IPO Party Like It's 1999

September 06, 2006

STOXX rolls out IPO indexes in Europe, while ABN Amro launches new index certificates tied to the Schuster IPO index in Europe.

If imitation is the most sincere form of flattery, Joseph Schuster must be celebrating right now.

Schuster, the developer of the IPOX-Schuster IPO indexes, has spent the better part of the last half-decade preaching to the world about initial public offerings (IPOs). In his view - and it was a lonely view to have for a while - IPOs represent an entirely new asset class within equities, offering a different return profile and risk characteristics compared to other types of stocks. Schuster developed IPO indexes to track this performance, one of which has been turned into an exchange-traded fund (ETF) in the U.S. Slowly, more and more people have come to respect - or at least consider - his arguments.

This week, however, Dow Jones STOXX paid Schuster the highest complement, as it launched its own set of IPO indexes in the European market. The new Dow Jones STOXX IPO indexes track the performance of European IPOs over three different time durations - 3, 12 and 60 months.  In each case, IPOs are added to the index on the day after their initial offering, and stay in the index for the named duration.

"Initial Public Offerings are considered more and more as an asset class of its own and increasingly have gained investor attention," said Lars Hamich, managing director, STOXX Ltd. "The Dow Jones STOXX IPO Indexes offer flexible and investable tools to participate in the performance of this highly dynamic equity market segment from the first day a company is listed."

One key difference between the two sets of indexes is that Schuster's indexes add stocks on their seventh day of trading, rather than their first.  The difference may seem small, but it points to the key difference between the philosophy driving the two indexes.  The new Dow Jones STOXX indexes appear to be designed to capture the initial "IPO effect," the euphoric rush of interest in stocks that can sometimes lift them above their initial offering price. The 3-month index, for instance, would make no sense if it didn't capture this initial performance.

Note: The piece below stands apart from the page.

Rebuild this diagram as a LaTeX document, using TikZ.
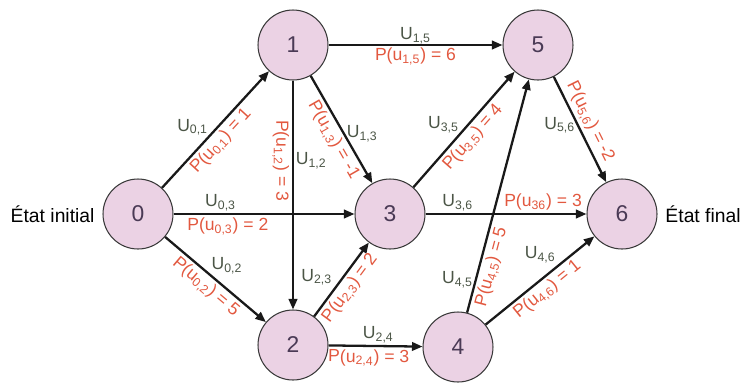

The Schuster indexes, in contrast, are more focused on long-term performance. Schuster says that the initial performance of IPOs can be irregular, and that better long-term returns come from waiting for the initial enthusiasm to die down.  In fact, the Schuster indexes exclude altogether companies that post extraordinary first-day gains.

In part, the difference in opinion may come from a difference of when the indexes were launched - in other words, whether they were pre- or post-Google. The Schuster indexes were launched pre-Google, when recent memory was of IPOs enduring an initial pop and then losing steam over time.  Google, of course, had a soft debut, but saw its price rapidly and quickly rise as investors cottoned on to its strong prospects; wait seven days and you would have missed some serious performance.

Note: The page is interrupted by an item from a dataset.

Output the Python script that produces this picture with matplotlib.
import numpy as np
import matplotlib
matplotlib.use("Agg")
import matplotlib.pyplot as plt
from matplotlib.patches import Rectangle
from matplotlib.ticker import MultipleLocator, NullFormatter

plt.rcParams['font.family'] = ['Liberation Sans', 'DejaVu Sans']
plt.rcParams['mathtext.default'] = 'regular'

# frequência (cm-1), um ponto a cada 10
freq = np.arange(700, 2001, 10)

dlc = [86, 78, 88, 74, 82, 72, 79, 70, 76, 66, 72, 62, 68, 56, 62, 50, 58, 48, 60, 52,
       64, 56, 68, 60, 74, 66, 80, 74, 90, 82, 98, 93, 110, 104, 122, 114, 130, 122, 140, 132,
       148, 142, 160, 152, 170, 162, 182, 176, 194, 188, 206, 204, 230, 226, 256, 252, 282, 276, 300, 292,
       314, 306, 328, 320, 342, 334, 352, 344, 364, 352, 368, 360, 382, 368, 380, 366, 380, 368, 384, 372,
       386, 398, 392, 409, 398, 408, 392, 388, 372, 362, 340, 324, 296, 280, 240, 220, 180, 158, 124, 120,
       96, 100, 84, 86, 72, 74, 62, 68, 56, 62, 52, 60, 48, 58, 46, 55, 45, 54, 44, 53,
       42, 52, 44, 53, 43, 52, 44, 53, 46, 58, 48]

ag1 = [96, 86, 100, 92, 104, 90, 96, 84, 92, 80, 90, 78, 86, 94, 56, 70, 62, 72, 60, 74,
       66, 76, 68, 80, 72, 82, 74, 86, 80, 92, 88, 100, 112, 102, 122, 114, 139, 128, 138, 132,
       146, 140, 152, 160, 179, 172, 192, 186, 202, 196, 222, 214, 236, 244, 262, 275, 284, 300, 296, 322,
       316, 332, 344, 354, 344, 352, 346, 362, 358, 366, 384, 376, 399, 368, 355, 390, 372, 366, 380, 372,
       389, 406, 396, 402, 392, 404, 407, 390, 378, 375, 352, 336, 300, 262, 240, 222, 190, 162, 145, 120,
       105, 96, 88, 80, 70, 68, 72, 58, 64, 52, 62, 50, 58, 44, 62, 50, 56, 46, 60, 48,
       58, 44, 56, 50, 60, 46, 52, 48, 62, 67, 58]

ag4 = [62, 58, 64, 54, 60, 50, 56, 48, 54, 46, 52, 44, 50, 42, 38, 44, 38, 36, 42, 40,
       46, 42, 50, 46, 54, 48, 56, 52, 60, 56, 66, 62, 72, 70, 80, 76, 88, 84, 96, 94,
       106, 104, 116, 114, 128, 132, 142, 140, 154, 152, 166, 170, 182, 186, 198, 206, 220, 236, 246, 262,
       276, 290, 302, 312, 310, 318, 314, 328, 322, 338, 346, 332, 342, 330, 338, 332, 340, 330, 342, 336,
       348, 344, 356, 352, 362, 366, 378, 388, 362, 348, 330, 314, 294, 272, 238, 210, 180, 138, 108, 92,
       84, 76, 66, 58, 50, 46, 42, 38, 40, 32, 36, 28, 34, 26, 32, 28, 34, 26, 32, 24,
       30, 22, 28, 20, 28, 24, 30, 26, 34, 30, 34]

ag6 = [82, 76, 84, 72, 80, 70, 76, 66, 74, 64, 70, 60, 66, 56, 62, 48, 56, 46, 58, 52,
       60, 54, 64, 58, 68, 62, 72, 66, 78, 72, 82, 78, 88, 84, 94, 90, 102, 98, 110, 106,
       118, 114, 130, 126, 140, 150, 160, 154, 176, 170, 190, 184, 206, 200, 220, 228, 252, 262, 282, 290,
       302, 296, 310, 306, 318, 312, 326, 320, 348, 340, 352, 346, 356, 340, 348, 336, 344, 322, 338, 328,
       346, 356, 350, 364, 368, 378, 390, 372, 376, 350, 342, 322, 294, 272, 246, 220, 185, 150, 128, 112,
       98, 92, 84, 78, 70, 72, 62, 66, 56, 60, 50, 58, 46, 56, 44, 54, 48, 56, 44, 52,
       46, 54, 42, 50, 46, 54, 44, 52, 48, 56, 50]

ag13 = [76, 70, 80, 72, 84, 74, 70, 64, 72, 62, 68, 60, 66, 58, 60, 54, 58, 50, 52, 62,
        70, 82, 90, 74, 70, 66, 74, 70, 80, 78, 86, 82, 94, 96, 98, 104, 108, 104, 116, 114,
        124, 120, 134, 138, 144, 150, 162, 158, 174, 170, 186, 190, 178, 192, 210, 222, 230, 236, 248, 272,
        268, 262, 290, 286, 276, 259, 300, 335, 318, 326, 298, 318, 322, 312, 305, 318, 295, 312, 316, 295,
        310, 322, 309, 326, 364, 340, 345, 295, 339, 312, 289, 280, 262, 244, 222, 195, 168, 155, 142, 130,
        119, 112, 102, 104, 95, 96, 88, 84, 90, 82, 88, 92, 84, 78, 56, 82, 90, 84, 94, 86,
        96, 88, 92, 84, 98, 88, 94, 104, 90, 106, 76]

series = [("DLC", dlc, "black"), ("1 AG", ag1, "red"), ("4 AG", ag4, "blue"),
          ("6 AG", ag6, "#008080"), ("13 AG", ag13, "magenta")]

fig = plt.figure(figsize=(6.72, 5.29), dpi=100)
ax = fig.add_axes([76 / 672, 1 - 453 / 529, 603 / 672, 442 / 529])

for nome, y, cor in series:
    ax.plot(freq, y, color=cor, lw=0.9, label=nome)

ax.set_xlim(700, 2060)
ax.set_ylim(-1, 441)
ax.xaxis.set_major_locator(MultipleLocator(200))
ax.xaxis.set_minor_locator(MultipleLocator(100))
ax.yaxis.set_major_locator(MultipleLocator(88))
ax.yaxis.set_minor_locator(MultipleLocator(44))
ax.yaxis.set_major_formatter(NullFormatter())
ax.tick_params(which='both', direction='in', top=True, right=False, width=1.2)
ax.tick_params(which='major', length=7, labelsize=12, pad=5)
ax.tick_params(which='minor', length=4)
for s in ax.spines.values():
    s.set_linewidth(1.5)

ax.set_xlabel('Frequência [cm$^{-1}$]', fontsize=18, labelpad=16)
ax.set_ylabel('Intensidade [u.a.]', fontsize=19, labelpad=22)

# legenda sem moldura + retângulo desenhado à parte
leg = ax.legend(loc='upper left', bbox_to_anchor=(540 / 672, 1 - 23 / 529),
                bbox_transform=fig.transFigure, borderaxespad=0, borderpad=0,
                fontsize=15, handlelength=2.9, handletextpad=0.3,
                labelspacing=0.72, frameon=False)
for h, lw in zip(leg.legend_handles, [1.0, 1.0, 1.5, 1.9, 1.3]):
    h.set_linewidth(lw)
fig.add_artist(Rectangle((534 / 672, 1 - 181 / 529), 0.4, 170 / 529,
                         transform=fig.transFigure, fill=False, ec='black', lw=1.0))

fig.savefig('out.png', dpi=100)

Interestingly, among the STOXX indexes, the indexes with shorter holding periods have outperformed those with longer time horizons.  Since inception in 2001 (using historical data), the 3-month index has gained 167 percent, the 12-month index has gained 127 percent and the 60-month index has gained 82 percent. (Starting in 2001, it should be noted, allows the indexes to avoid the results of the tech bust.)

STOXX envisions different uses for the three different indexes.  The 3-month index, it says, will serve as the underlying for structured products, while the longer-dated indexes will be more appropriate for exchange-traded funds (ETF) and mutual funds. The lack of diversification and the short holding periods in the 3-month index would make an ETF difficult.

Innovation

Another core difference between the index families lies in what kinds of companies they buy.  Schuster's indexes have a greater exposure to large-cap IPOs, and includes corporate spin-off as a way of adding stable, developed companies into the mix.  In contrast, the STOXX indexes do not include any IPOs with a market capitalization greater than 3 billion euros ($4.3 billion). While both funds tilt towards small/mid caps, the tilt is more pronounced in the STOXX funds, with a greater exposure to companies in the earlier stages of development.

Schuster, who's group offers both U.S. and European indexes, recently saw its European indexes picked up by ABN Amro to serve as the underlying for new indexed certificates in Holland, the first such IPO products in Europe.